Entre fatigue, panique, quiproquo et prises de bec, le couple s’active pour se rendre chez la « pauvre maman » décédée. Mais alors qu’ils franchissent le pas de la porte, le valet de chambre, plutôt nigaud, avoue une terrible méprise… Il s’est trompé de palier ! C’est en fait la mère des voisins qui est morte ! Le nigaud est chassé à coup de pieds, et le couple s’abandonne à une nouvelle scène de ménage.
« Je n’ai jamais compris, pour ma part, la différence que l’on fait entre tragique et comique. Le comique étant l’intuition de l’absurde, il me semble plus désespérant que le tragique. »
Eugène Ionesco
Note d’intention
Feu la mère de madame
Feu la Mère de Madame, comme bon nombre des pièces de Feydeau, est une sorte de monstre satirique qui a l’efficacité, la fulgurance et la vélocité du cauchemar. Tout va vite, presque trop vite. Les personnages n’ont pas le temps de souffler que déjà, le danger revient assommer leur tranquillité. Et même pour le spectateur, il n’y a pas de répit, pas d’ennui. A la mesure que les personnages perdent le contrôle, la salle se déchaîne en fou-rire, comme dans un miroir inversé.

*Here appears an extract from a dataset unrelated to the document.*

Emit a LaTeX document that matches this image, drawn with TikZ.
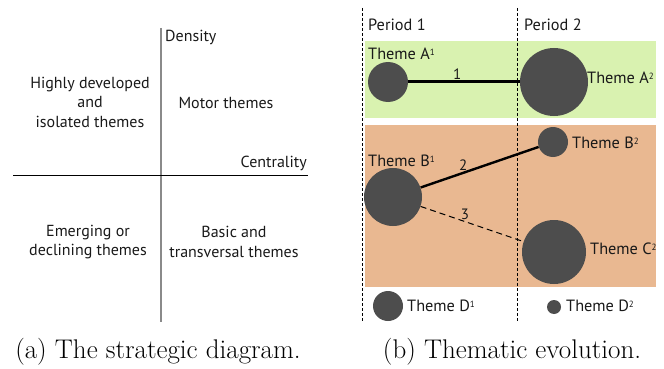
\documentclass[tikz,border=0pt]{standalone}
\usepackage{fontspec}
\newfontfamily\labelfont{PT Sans}
\definecolor{bubblegray}{HTML}{4D4D4D}
\definecolor{greenband}{HTML}{D9F2B0}
\definecolor{orangeband}{HTML}{E9B891}
\definecolor{axisgray}{HTML}{8A8A8A}
\newcommand{\supnum}[1]{\raisebox{0.55ex}{\fontsize{9}{9}\selectfont #1}}
\begin{document}
\begin{tikzpicture}[x=1pt,y=-1pt,
  lab/.style={font=\labelfont\fontsize{16}{19.5}\selectfont, text=black!90, inner sep=0pt, align=center},
  theme/.style={font=\labelfont\fontsize{16.3}{18}\selectfont, text=black!90, inner sep=0pt, anchor=west},
  num/.style={font=\labelfont\fontsize{15}{16}\selectfont, text=black!90, inner sep=1pt},
  bubble/.style={circle, fill=bubblegray, inner sep=0pt},
  period/.style={draw=black, line width=0.9pt, dash pattern=on 3pt off 2pt},
  captext/.style={font=\fontsize{27}{32}\selectfont, inner sep=0pt}
]
\useasboundingbox (0,0) rectangle (664,369);
% ---------- (a) strategic diagram
\coordinate (vtop) at (161,28);
\coordinate (vbot) at (161,322);
\coordinate (hl) at (13,175);
\coordinate (hr) at (308,175);
\draw[axisgray, line width=1.6pt] (vtop) -- (vbot);
\draw[black, line width=1pt] (hl) -- (hr);
\node[lab, anchor=west] (density) at (165,37) {Density};
\node[lab, anchor=east] (centrality) at (307,163) {Centrality};
\node[lab] (hd) at (90,102) {Highly developed\\and\\isolated themes};
\node[lab] (motor) at (226,103) {Motor themes};
\node[lab] (emerg) at (88,242) {Emerging or\\declining themes};
\node[lab] (basic) at (234,242) {Basic and\\transversal themes};
% ---------- (b) thematic evolution
\fill[greenband] (365,41) rectangle (656,118);
\fill[orangeband] (365,125) rectangle (656,287);
\coordinate (p1t) at (362,8);
\coordinate (p1b) at (362,322);
\coordinate (p2t) at (517,8);
\coordinate (p2b) at (517,322);
\draw[period] (p1t) -- (p1b);
\draw[period] (p2t) -- (p2b);
\node[theme] (per1) at (368,25) {Period 1};
\node[theme] (per2) at (524,25) {Period 2};
% bubbles
\node[bubble, minimum size=40pt] (A1) at (388,82) {};
\node[bubble, minimum size=68pt] (A2) at (554,82) {};
\node[bubble, minimum size=30pt] (B2) at (553,142) {};
\node[bubble, minimum size=58pt] (B1) at (393,197) {};
\node[bubble, minimum size=64pt] (C2) at (554,252) {};
\node[bubble, minimum size=30pt] (D1) at (388,306) {};
\node[bubble, minimum size=14pt] (D2) at (554,307) {};
% labels
\node[theme] (tA1) at (368,54) {Theme A\supnum{1}};
\node[theme] (tA2) at (587,78) {Theme A\supnum{2}};
\node[theme] (tB1) at (368,161) {Theme B\supnum{1}};
\node[theme] (tB2) at (572,143) {Theme B\supnum{2}};
\node[theme] (tC2) at (590,249) {Theme C\supnum{2}};
\node[theme] (tD1) at (407,306) {Theme D\supnum{1}};
\node[theme] (tD2) at (566,306) {Theme D\supnum{2}};
% connectors
\draw[black, line width=3pt] (A1) -- node[num, pos=0.44, above] (n1) {1} (A2);
\draw[black, line width=2.4pt] (B1) -- node[num, pos=0.36, above] (n2) {2} (B2);
\draw[black, line width=1pt, dash pattern=on 6pt off 4pt] (B1) -- node[num, pos=0.43, above] (n3) {3} (C2);
% ---------- captions
\node[captext] (capa) at (158,352) {(a)\ The strategic diagram.};
\node[captext] (capb) at (512,352) {(b)\ Thematic evolution.};
\end{tikzpicture}
\end{document}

Quand on met en scène Feydeau, il y a comme la sensation que ce n’est pas exactement nous qui tirons les ficelles. Comme si tout était déjà écrit pour que ça marche, et que notre seul boulot est en fait de respecter au pied de la lettre la partition. Tenter de s’en éloigner, c’est s’exposer à la solitude du silence, parce que quand le rire n’explose pas, tout, l’histoire, les personnages, et même le comédien qu’on perçoit soudainement nu, tout, redevient quotidien et pitoyable. Il faut rire, pour ne pas tomber. Et hisser le rire au grade de nécessité…
Mais en essayant d’apprivoiser ce huis clos infernal par sa logique rythmique, tant verbale que gestuelle, on finit par retrouver une certaine forme de liberté. Cette liberté n’a rien de la psychologie variable, elle suit en fait l’évolution de la machine infernale, et dresse des caricatures cauchemardesques. Annette, à force d’exploitation, ressemble plus à un fantôme boiteux qu’à une bonne alsacienne. Elle finit d’ailleurs littéralement par dormir debout encastrée « dans » la porte, ce qui, bien qu’absurde, ne manque pas de déclencher l’hilarité. Joseph le valet de chambre, dans son grand corps dégingandé, devient lui-même inquiétant par sa présence omniprésente et sa maladresse poussée à l’extrême, frisant encore une fois l’absurde. Par ailleurs, comme dans un cauchemar, il attise l’imaginaire libidinal.
Tous les personnages sont tour à tour marionnettes, au sens propre du terme, donc physiquement manipulés par autrui. La bonne est sans cesse bousculée, et vrille comme une girouette. Joseph est chassé en cadence à force de coups et de cris. Lucien, le grand fantoche, subit les maladresses du valet qui l’habille. Yvonne elle-même reste une bonne partie de la pièce évanouie, abandonnant son corps aux soins distraits (et parfois frivoles) des deux hommes. Sans oublier la scène finale, qui les réunit tous sous les feux d’une danse infernale.
La machinerie du théâtre s’insinue dans les corps, quadrille l’espace ; le décor lui-même se révèle loufoque, ostensiblement faux et étrangement exigu. Le lit est en roue libre, les portes n’ont pas de mur et claquent en cadence.C’est certainement cela. En montant Feydeau, nous avons été amenés à chorégraphier l’hilarité, en la poussant dans ses retranchements corporels et rythmiques, jusqu’à l’intuition cauchemardesque de l’absurde.